* **EXERCISE PROMPT**
Starting with the first line below, extract each line through the one that contains "import * as", inclusive, excluding pictures.

* **COLLECTED DATA**
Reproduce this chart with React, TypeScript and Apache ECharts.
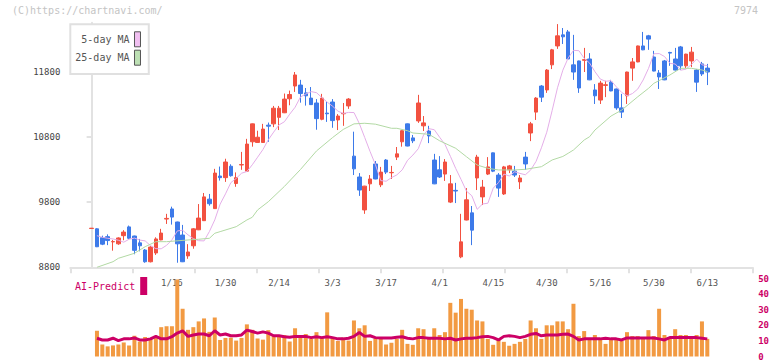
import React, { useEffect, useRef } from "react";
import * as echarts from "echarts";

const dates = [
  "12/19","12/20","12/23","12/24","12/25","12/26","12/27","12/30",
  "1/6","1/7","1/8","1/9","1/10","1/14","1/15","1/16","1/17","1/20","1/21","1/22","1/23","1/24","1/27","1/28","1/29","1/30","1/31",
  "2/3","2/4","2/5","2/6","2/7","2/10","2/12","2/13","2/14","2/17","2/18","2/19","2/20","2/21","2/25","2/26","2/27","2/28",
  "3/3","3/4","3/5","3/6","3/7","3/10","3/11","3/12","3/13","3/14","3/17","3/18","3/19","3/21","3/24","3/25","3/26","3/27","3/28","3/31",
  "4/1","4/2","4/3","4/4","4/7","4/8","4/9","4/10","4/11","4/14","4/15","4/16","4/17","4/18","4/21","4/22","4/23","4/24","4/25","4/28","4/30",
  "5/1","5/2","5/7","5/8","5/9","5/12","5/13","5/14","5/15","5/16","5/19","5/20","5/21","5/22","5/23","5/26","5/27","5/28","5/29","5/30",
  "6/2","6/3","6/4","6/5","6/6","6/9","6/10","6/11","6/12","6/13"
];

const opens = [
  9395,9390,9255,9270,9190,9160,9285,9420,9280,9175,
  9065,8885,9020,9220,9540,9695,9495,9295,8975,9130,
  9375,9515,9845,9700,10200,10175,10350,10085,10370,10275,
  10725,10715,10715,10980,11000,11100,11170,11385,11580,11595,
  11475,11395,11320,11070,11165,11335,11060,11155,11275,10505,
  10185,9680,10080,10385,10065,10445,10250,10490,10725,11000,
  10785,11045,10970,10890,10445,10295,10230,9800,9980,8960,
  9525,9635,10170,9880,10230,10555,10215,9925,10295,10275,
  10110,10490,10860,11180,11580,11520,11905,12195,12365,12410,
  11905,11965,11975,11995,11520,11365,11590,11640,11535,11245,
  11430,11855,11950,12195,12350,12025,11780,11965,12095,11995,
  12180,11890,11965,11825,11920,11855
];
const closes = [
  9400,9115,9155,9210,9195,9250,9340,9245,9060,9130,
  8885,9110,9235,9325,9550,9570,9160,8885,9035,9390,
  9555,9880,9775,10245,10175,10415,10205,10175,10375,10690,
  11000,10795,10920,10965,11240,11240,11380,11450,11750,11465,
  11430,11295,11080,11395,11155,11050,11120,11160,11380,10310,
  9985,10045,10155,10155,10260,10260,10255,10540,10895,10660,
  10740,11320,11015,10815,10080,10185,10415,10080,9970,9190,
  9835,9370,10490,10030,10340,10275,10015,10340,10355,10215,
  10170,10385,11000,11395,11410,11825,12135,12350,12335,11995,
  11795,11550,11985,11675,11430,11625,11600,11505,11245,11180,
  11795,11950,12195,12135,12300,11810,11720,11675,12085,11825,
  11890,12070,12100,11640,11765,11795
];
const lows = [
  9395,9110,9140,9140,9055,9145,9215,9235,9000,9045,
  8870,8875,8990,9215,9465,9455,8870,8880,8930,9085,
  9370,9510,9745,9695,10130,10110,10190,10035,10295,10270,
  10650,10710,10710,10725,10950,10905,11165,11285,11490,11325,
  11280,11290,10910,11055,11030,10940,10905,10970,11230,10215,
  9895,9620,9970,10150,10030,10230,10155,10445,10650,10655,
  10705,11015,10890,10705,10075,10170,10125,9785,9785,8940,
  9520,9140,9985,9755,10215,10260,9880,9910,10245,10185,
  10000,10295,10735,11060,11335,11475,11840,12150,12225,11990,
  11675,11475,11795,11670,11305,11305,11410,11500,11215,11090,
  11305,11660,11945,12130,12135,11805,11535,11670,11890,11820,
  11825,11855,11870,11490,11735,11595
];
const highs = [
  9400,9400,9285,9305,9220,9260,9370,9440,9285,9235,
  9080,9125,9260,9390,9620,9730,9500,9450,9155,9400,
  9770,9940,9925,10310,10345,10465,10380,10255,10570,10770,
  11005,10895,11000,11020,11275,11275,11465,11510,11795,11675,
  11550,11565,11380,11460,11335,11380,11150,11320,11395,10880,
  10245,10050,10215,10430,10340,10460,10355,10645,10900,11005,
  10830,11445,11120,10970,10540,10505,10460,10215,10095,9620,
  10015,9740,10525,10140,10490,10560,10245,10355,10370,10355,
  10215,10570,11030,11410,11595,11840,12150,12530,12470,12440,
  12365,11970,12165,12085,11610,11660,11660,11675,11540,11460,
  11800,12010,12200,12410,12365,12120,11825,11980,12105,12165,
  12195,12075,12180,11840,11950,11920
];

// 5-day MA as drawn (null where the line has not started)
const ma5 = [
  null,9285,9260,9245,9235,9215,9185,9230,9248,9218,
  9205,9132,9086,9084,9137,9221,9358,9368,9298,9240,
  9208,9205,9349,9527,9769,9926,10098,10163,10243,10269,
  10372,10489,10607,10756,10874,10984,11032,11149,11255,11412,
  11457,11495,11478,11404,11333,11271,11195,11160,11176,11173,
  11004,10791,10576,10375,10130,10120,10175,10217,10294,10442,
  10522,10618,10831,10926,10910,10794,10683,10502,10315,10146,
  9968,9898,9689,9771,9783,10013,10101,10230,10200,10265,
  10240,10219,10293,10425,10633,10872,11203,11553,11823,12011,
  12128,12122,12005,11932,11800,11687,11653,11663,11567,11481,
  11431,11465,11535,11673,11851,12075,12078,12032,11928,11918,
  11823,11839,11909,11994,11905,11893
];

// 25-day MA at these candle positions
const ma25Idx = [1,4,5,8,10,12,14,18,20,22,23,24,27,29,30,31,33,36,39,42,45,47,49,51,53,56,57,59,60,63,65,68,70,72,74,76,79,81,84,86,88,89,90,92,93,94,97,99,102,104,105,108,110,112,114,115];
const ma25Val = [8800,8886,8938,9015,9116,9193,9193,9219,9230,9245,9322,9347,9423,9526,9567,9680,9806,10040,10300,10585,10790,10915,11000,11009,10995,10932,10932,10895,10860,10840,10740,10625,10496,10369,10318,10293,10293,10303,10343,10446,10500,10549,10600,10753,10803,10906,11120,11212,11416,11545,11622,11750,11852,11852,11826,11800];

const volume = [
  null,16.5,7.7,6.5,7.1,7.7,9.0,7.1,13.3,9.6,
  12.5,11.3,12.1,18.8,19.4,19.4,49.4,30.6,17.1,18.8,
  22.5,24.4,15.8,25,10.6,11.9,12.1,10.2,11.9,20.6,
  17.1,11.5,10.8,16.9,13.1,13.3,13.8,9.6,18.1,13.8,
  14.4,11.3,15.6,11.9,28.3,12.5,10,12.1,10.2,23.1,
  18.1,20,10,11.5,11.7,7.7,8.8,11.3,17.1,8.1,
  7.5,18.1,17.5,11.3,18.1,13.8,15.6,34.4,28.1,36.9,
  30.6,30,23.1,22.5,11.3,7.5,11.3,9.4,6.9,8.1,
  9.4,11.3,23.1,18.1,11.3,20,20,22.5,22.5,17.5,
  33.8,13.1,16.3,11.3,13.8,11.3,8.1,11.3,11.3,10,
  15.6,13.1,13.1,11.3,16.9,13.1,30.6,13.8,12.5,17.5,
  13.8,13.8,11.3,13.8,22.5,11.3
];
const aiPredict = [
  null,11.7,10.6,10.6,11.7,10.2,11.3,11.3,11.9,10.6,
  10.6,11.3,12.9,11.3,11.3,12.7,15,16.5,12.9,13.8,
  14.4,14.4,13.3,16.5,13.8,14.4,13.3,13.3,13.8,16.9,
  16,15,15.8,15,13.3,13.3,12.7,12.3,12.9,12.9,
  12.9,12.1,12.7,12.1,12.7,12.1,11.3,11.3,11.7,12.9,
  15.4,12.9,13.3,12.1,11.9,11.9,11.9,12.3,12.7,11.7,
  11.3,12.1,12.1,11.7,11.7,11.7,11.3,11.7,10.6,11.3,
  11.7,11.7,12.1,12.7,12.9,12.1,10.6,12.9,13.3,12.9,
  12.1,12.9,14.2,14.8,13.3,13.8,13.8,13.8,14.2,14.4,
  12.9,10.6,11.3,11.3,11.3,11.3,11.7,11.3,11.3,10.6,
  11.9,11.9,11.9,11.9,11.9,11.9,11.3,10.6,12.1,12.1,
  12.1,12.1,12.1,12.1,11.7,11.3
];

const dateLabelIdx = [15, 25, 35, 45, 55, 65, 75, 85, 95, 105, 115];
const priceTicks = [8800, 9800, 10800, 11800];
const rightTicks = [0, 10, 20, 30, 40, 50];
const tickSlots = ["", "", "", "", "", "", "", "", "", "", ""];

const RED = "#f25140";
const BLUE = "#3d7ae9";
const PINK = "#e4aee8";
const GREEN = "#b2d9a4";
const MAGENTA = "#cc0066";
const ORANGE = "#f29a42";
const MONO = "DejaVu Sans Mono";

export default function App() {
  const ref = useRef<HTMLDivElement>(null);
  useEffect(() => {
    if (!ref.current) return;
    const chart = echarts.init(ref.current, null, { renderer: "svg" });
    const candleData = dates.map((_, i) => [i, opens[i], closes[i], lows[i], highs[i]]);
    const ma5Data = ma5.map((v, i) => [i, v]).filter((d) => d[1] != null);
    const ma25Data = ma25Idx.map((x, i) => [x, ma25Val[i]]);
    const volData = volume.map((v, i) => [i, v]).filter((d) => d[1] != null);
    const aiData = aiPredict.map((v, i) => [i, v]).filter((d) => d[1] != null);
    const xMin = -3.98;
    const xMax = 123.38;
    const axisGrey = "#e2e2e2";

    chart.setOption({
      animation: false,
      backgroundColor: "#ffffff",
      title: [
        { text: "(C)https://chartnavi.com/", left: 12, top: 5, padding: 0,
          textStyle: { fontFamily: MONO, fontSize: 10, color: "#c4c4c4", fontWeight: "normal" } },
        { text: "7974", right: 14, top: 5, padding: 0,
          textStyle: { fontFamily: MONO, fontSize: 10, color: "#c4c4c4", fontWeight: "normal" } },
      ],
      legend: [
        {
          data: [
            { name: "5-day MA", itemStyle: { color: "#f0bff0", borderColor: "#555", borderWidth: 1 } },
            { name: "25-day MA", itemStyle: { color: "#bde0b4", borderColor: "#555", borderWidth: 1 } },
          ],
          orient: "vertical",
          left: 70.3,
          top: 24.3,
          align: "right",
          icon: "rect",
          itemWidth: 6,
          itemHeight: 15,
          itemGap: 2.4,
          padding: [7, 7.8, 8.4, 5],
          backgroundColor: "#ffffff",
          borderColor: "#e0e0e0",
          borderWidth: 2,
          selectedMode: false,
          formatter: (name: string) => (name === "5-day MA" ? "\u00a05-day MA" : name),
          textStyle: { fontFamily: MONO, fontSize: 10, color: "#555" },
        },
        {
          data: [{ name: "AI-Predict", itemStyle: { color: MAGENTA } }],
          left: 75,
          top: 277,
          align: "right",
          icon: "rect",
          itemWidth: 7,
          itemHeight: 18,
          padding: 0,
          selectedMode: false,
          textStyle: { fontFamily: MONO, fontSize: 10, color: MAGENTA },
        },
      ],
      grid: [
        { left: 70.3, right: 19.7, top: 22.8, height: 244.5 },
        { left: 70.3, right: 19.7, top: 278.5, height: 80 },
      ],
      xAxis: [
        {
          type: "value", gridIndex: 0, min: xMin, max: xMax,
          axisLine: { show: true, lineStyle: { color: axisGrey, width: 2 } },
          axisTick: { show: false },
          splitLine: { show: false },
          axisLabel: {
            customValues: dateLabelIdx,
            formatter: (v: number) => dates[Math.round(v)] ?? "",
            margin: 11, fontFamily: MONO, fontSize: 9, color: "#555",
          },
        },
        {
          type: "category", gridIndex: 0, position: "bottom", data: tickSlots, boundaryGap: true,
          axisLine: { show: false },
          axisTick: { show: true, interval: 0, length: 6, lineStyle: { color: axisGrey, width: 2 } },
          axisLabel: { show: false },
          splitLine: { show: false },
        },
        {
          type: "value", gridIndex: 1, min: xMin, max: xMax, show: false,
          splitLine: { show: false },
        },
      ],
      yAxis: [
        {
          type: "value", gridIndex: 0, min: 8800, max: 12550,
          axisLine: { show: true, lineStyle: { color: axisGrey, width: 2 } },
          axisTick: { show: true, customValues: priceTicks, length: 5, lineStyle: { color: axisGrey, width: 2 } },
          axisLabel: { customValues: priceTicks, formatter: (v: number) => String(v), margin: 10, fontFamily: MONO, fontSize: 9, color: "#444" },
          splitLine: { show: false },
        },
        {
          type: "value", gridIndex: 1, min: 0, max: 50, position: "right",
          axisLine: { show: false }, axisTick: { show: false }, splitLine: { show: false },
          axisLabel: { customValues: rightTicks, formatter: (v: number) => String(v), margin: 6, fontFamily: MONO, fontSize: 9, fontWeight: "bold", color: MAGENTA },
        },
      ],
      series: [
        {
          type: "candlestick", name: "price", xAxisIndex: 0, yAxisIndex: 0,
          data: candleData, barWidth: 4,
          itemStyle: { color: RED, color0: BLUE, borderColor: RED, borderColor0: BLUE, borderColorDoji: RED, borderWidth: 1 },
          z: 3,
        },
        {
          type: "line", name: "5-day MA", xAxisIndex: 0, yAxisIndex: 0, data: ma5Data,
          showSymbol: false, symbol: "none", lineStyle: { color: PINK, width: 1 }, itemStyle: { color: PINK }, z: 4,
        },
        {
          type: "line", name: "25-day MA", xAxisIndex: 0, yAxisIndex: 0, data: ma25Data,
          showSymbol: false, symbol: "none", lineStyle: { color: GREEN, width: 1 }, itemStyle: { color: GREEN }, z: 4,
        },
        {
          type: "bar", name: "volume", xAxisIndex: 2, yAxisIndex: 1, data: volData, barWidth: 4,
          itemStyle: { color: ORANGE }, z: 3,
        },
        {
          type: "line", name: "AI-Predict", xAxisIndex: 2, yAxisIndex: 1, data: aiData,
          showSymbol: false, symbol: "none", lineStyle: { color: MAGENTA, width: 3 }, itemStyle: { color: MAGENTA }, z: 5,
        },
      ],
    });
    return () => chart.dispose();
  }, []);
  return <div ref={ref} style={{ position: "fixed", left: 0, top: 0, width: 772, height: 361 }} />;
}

* **PROBLEM SOLUTION**
Reproduce this chart with React, TypeScript and Apache ECharts.
import React, { useEffect, useRef } from "react";
import * as echarts from "echarts";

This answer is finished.